Junior doctors accused of jeopardising patients' safety by going on strike

Junior doctors were today accused of jeopardising patient safety as they went on strike for the first time in 40 years, leading to thousands of operations being cancelled.

Hospitals across England activated contingency plans to minimise the impact on patients of the walk-out, over changes to pay and working hours, which started at 8am.

But one hospital in the Midlands was forced to order junior medics to work as it struggled to cope with patient numbers.

Doctors at a picket line in central London Jeremy Selwyn
Jeremy Selwyn

Picket lines were in place outside 20 London hospitals as services were reduced to “Christmas Day levels”, with 700 operations cancelled.

Dr Andy Mitchell, London medical director for NHS England, said the strike would “compound the problem” caused by winter pressures.

Sir Robert Francis QC, who chaired the inquiry into the Mid Staffordshire hospital scandal, warned: “Industrial action will not solve their (the doctors’) problems and can only compromise patient safety.” But he also stressed that the Government should be listening to the medics.

Jeremy Corbyn blamed the strike on the Government and accused it of “smearing” the doctors. Health Secretary Jeremy Hunt was keeping off the airwaves this morning.

NHS medical director Professor Sir Bruce Keogh told hospital bosses that doctors should be ordered off the picket line if hospitals become unsafe. Sandwell Hospital in West Bromwich declared a “level 4 incident” and told its junior doctors they must come to work.
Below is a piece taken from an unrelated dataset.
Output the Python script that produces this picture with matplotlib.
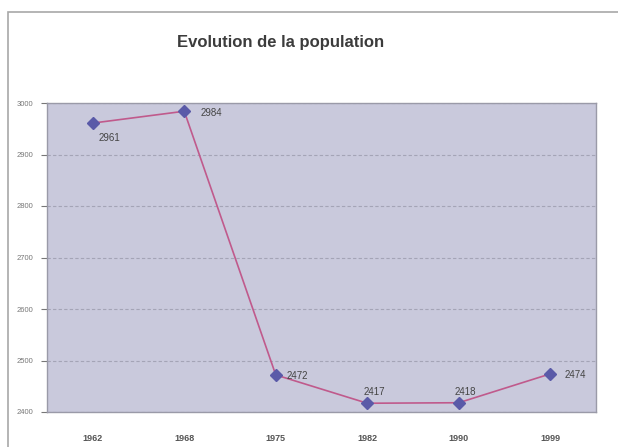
import numpy as np
import matplotlib.pyplot as plt
from matplotlib.patches import Rectangle

years = ['1962', '1968', '1975', '1982', '1990', '1999']
population = [2961, 2984, 2472, 2417, 2418, 2474]
yticks = [2400, 2500, 2600, 2700, 2800, 2900, 3000]

# where each data label sits relative to its point (points)
label_offsets = [(4, -11), (12, -1), (8, -1), (-3, 8), (-3, 8), (10, -1)]

plt.rcParams['font.family'] = ['Liberation Sans', 'DejaVu Sans']

fig = plt.figure(figsize=(6.18, 4.47), dpi=100)
fig.patch.set_facecolor('white')

# outer chart frame
fig.patches.append(Rectangle((8/618, -0.05), 1.1, (447-12)/447 + 0.05,
                             transform=fig.transFigure, fill=False,
                             edgecolor='#a8a8a8', linewidth=1.2))

ax = fig.add_axes([47/618, 35/447, 549/618, 309/447])
ax.set_facecolor('#c9c9dc')

x = np.arange(len(years))
ax.plot(x, population, color='#c05a8c', linewidth=1.2, zorder=3)
ax.plot(x, population, linestyle='none', marker='D', markersize=6.5,
        color='#5a5aa8', zorder=4)

for xi, val, (dx, dy) in zip(x, population, label_offsets):
    ax.annotate(str(val), (xi, val), xytext=(dx, dy), textcoords='offset points',
                fontsize=7, color='#444444', va='center')

ax.set_xlim(-0.5, len(years) - 0.5)
ax.set_ylim(2400, 3000)
ax.set_xticks(x)
ax.set_xticklabels(years)
ax.set_yticks(yticks)
ax.tick_params(axis='x', length=0, labelsize=6.5, colors='#555555', pad=16)
ax.tick_params(axis='y', length=4, labelsize=5.5, colors='#777777', pad=6)
for lbl in ax.get_xticklabels():
    lbl.set_fontweight('bold')

ax.grid(axis='y', color='#a4a4b6', linestyle=(0, (3, 2)), linewidth=0.8)
ax.set_axisbelow(True)
for s in ax.spines.values():
    s.set_color('#9a9aa8')
    s.set_linewidth(1.0)

fig.text(281/618, 1 - 42/447, 'Evolution de la population', ha='center', va='center',
         fontsize=12, fontweight='bold', color='#3c3c3c')

fig.savefig('out.png', dpi=100)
The British Medical Association said the doctors should continue with the strike until NHS England confirmed that a “major unpredictable incident” was happening. Doctors were not striking in casualty units.
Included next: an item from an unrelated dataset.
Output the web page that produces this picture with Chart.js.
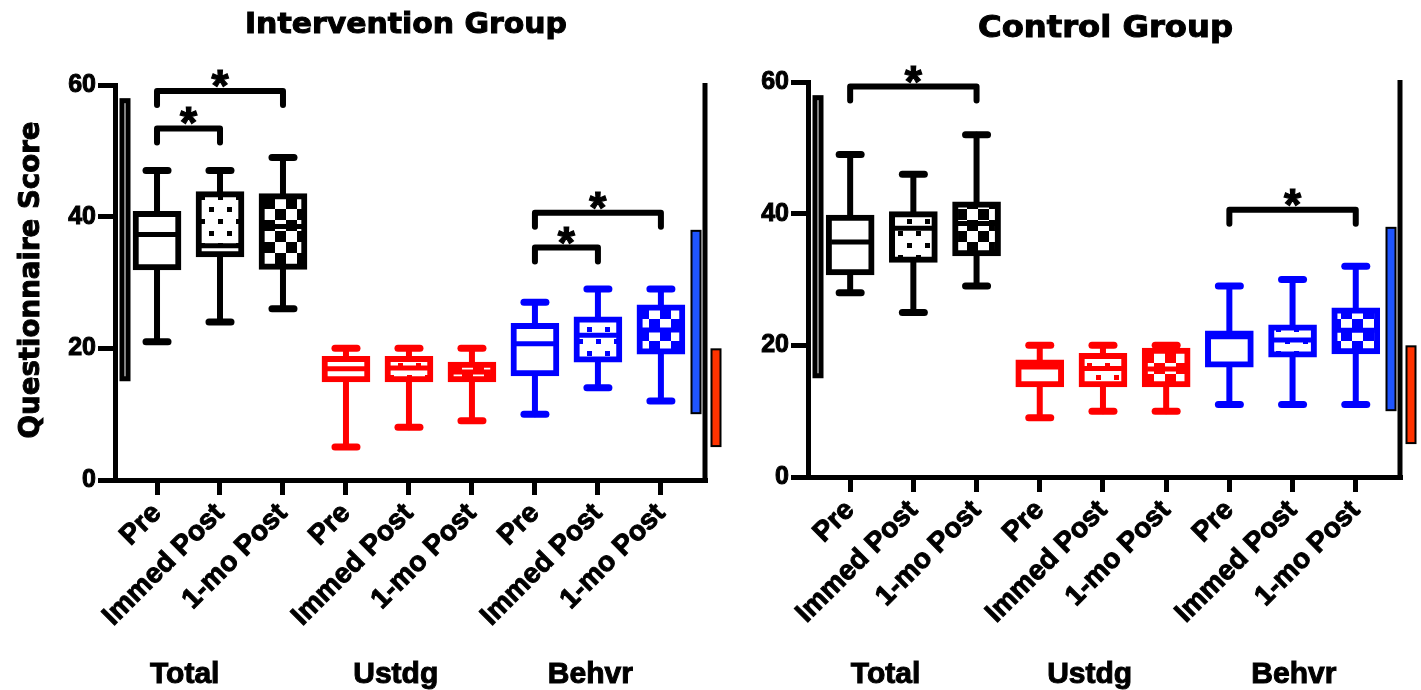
<!DOCTYPE html>
<html><head><meta charset="utf-8">
<script src="https://cdn.jsdelivr.net/npm/chart.js@4.4.1/dist/chart.umd.min.js"></script>
<style>
html,body{margin:0;padding:0;background:#fff;}
#wrap{position:relative;width:1421px;height:690px;overflow:hidden;}
.panel{position:absolute;top:0;height:690px;}
</style></head><body>
<div id="wrap">
<div class="panel" style="left:0;width:725px"><canvas id="c1" width="725" height="690"></canvas></div>
<div class="panel" style="left:725px;width:696px"><canvas id="c2" width="696" height="690"></canvas></div>
</div>
<script>
// ---------------- DATA ----------------
const categories = ['Pre','Immed Post','1-mo Post','Pre','Immed Post','1-mo Post','Pre','Immed Post','1-mo Post'];
const groupNames = ['Total','Ustdg','Behvr'];
const yTickValues = [0, 20, 40, 60];

// Intervention group (box-and-whisker: min, Q1, median, Q3, max)
const intMin    = [21, 24, 26, 5, 8, 9, 10, 14, 12];
const intQ1     = [31.9, 33.9, 32.0, 14.9, 14.9, 14.9, 15.8, 17.9, 19.1];
const intMedian = [37.3, 35.6, 38.5, 16.9, 17.0, 16.4, 20.7, 22.0, 22.8];
const intQ3     = [40.8, 43.8, 43.5, 18.8, 18.8, 17.9, 23.8, 24.8, 26.6];
const intMax    = [47, 47, 49, 20, 20, 20, 27, 29, 29];
// significance brackets: [from index, to index, bracket height]
const intBrackets = [[0, 2, 59.1], [0, 1, 53.4], [6, 8, 40.6], [6, 7, 35.3]];

// Control group
const ctlMin    = [28, 25, 29, 9, 10, 10, 11, 11, 11];
const ctlQ1     = [30.7, 32.6, 33.6, 13.7, 13.7, 13.7, 16.7, 18.2, 18.7];
const ctlMedian = [35.7, 37.8, 38.5, 16.7, 16.5, 16.4, 21.3, 20.8, 22.3];
const ctlQ3     = [39.8, 40.3, 41.8, 17.8, 18.8, 19.6, 22.2, 23.1, 25.7];
const ctlMax    = [49, 46, 52, 20, 20, 20, 29, 30, 32];
const ctlBrackets = [[0, 2, 59.3], [6, 8, 40.6]];

// possible score ranges (side bars)
const rangeTotal = [15, 58];
const rangeBehvr = [10, 38];
const rangeUstdg = [5, 20];

// ---------------- STYLE ----------------
const FAMILY = "'Liberation Sans', Arial, Helvetica, sans-serif";
const HEAVY = "'DejaVu Sans', 'Liberation Sans', sans-serif";
const groupColors = ['#000000', '#ff0000', '#0000ff'];
const fillKinds = ['none', 'dots', 'checker'];

function makePattern(ctx, kind, color) {
  if (kind === 'none') return '#ffffff';
  const t = document.createElement('canvas');
  if (kind === 'dots') {
    t.width = 18; t.height = 24;
    const c = t.getContext('2d');
    c.fillStyle = '#fff'; c.fillRect(0, 0, 18, 24);
    c.fillStyle = color;
    c.fillRect(2, 3, 5, 5); c.fillRect(11, 15, 5, 5);
  } else {
    t.width = 22; t.height = 22;
    const c = t.getContext('2d');
    c.fillStyle = '#fff'; c.fillRect(0, 0, 22, 22);
    c.fillStyle = color;
    c.fillRect(0, 0, 11, 11); c.fillRect(11, 11, 11, 11);
  }
  return ctx.createPattern(t, 'repeat');
}

function boldText(ctx, text, x, y) {
  ctx.fillText(text, x, y);
  ctx.strokeText(text, x, y);
}

function makeDeco(p) {
  return {
    id: 'deco_' + p.id,
    beforeDatasetsDraw(chart) {
      const {ctx, scales: {x, y}} = chart;
      ctx.save();
      ctx.lineCap = 'round';
      p.min.forEach((mn, i) => {
        const cx = x.getPixelForValue(i);
        const col = groupColors[Math.floor(i / 3)];
        ctx.strokeStyle = col;
        ctx.lineWidth = 6;
        ctx.beginPath();
        ctx.moveTo(cx, y.getPixelForValue(mn));
        ctx.lineTo(cx, y.getPixelForValue(p.max[i]));
        ctx.stroke();
        ctx.lineWidth = 7;
        [mn, p.max[i]].forEach(v => {
          const py = y.getPixelForValue(v);
          ctx.beginPath(); ctx.moveTo(cx - 11, py); ctx.lineTo(cx + 11, py); ctx.stroke();
        });
      });
      ctx.restore();
    },
    afterDatasetsDraw(chart) {
      const {ctx, chartArea: ca, scales: {x, y}} = chart;
      ctx.save();
      // medians
      ctx.lineCap = 'butt';
      ctx.lineWidth = 5;
      p.median.forEach((m, i) => {
        const cx = x.getPixelForValue(i);
        ctx.strokeStyle = groupColors[Math.floor(i / 3)];
        const py = y.getPixelForValue(m);
        ctx.beginPath(); ctx.moveTo(cx - 19, py); ctx.lineTo(cx + 19, py); ctx.stroke();
      });
      // right border
      ctx.strokeStyle = '#000';
      ctx.lineWidth = 5;
      ctx.beginPath(); ctx.moveTo(ca.right, ca.top - 2); ctx.lineTo(ca.right, ca.bottom + 2); ctx.stroke();
      // score range bars
      const bar = (cx, r, fill, bw) => {
        const t = y.getPixelForValue(r[1]), b = y.getPixelForValue(r[0]);
        ctx.fillStyle = '#000';
        ctx.fillRect(cx - 5.5, t, 11, b - t);
        ctx.fillStyle = fill;
        ctx.fillRect(cx - 5.5 + bw, t + bw, 11 - 2 * bw, b - t - 2 * bw);
      };
      bar(ca.left + 10, rangeTotal, '#ffffff', 5);
      bar(ca.right - 9, rangeBehvr, '#1f55ff', 2);
      bar(ca.right + 11, rangeUstdg, '#ff3300', 2);
      // brackets
      ctx.strokeStyle = '#000';
      ctx.lineWidth = 6;
      ctx.lineCap = 'round';
      ctx.lineJoin = 'round';
      ctx.fillStyle = '#000';
      p.brackets.forEach(([a, b, h]) => {
        const x1 = x.getPixelForValue(a), x2 = x.getPixelForValue(b);
        const py = y.getPixelForValue(h);
        ctx.beginPath();
        ctx.moveTo(x1, py + 14); ctx.lineTo(x1, py); ctx.lineTo(x2, py); ctx.lineTo(x2, py + 14);
        ctx.stroke();
      });
      ctx.font = 'bold 44px ' + FAMILY;
      ctx.textAlign = 'center';
      ctx.textBaseline = 'alphabetic';
      ctx.lineWidth = 1.2;
      ctx.lineJoin = 'miter';
      p.brackets.forEach(([a, b, h]) => {
        const x1 = x.getPixelForValue(a), x2 = x.getPixelForValue(b);
        const py = y.getPixelForValue(h);
        boldText(ctx, '*', (x1 + x2) / 2, py - 15 + 25);
      });
      // group labels
      ctx.font = 'bold 30px ' + FAMILY;
      ctx.lineWidth = 1;
      groupNames.forEach((g, k) => {
        boldText(ctx, g, x.getPixelForValue(p.groupLabelPos[k]), 683);
      });
      // titles
      const drawStretched = (text, cx, base, size, targetW, rot) => {
        ctx.font = 'bold ' + size + 'px ' + HEAVY;
        const w = ctx.measureText(text).width;
        ctx.save();
        ctx.translate(cx, base);
        if (rot) ctx.rotate(rot);
        ctx.scale(targetW / w, 1);
        ctx.textAlign = 'center';
        ctx.textBaseline = rot ? 'middle' : 'alphabetic';
        ctx.lineWidth = 1;
        boldText(ctx, text, 0, 0);
        ctx.restore();
      };
      drawStretched(p.title, p.titleX, p.titleBase, p.titleSize, p.titleW, 0);
      if (p.yTitle) drawStretched(p.yTitle, 31, 280, 29, 317, -Math.PI / 2);
      ctx.restore();
    }
  };
}

function buildChart(canvasId, p) {
  const canvas = document.getElementById(canvasId);
  const ctx = canvas.getContext('2d');
  const colors = categories.map((c, i) => groupColors[Math.floor(i / 3)]);
  const fills = categories.map((c, i) => makePattern(ctx, fillKinds[i % 3], groupColors[Math.floor(i / 3)]));
  return new Chart(ctx, {
    type: 'bar',
    data: {
      datasets: [{
        data: categories.map((c, i) => ({x: i, y: [p.q1[i], p.q3[i]]})),
        backgroundColor: fills,
        borderColor: colors,
        borderWidth: 6,
        borderSkipped: false,
        barThickness: 48
      }]
    },
    options: {
      responsive: false,
      animation: false,
      events: [],
      layout: {padding: {top: p.area.top, right: p.canvasW - p.area.right, left: 0, bottom: 0}},
      plugins: {legend: {display: false}, title: {display: false}, tooltip: {enabled: false}},
      scales: {
        x: {
          type: 'linear', min: -0.667, max: 8.7, offset: false,
          afterBuildTicks: s => { s.ticks = categories.map((c, i) => ({value: i})); },
          afterFit: s => { s.height = 690 - p.area.bottom; },
          ticks: {
            callback: v => categories[v],
            autoSkip: false, maxRotation: 45, minRotation: 45,
            color: '#000', padding: 2,
            textStrokeColor: '#000', textStrokeWidth: 1,
            font: {family: FAMILY, size: 28, weight: 'bold'}
          },
          grid: {offset: false, drawOnChartArea: false, drawTicks: true, tickLength: 15, lineWidth: 5, color: '#000'},
          border: {display: true, width: 5, color: '#000'}
        },
        y: {
          min: 0, max: 60,
          afterBuildTicks: s => { s.ticks = yTickValues.map(v => ({value: v})); },
          afterFit: s => { s.width = p.area.left; },
          ticks: {color: '#000', padding: 2, textStrokeColor: '#000', textStrokeWidth: 1,
                  font: {family: FAMILY, size: 25, weight: 'bold'}},
          grid: {drawOnChartArea: false, drawTicks: true, tickLength: 17, lineWidth: 5, color: '#000'},
          border: {display: true, width: 5, color: '#000'}
        }
      }
    },
    plugins: [makeDeco(p)]
  });
}

buildChart('c1', {
  id: 'int', canvasW: 725,
  area: {left: 115, right: 705, top: 85, bottom: 480},
  min: intMin, q1: intQ1, median: intMedian, q3: intQ3, max: intMax,
  brackets: intBrackets,
  groupLabelPos: [0.44, 3.79, 6.88],
  title: 'Intervention Group', titleX: 406, titleBase: 33, titleSize: 28, titleW: 322,
  yTitle: 'Questionnaire Score'
});
buildChart('c2', {
  id: 'ctl', canvasW: 696,
  area: {left: 83, right: 675, top: 82, bottom: 477},
  min: ctlMin, q1: ctlQ1, median: ctlMedian, q3: ctlQ3, max: ctlMax,
  brackets: ctlBrackets,
  groupLabelPos: [0.56, 3.79, 7.02],
  title: 'Control Group', titleX: 380.5, titleBase: 37, titleSize: 30, titleW: 255,
  yTitle: null
});
</script>
</body></html>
In the capital, thousands of patients had hospital clinics cancelled and hundreds of operations were postponed.

Dr Mitchell conceded that junior doctors were “clearly highly disillusioned” but pleaded with them to negotiate a settlement.

The action, until 8am tomorrow, will be followed by a 48-hour walkout starting on January 26 and for nine hours on February 10.

Dr Dagan Lonsdale, a junior doctor at St George’s hospital, said they had been forced into action by the Government’s threat to impose new contracts that would lead to “unsafe” staffing.

Dr Lina Carmona, on the picket line at UCLH, warned that the Government was forcing medics to make life-and-death decisions while their minds and bodies felt “jetlagged” on 12-hour nightshifts.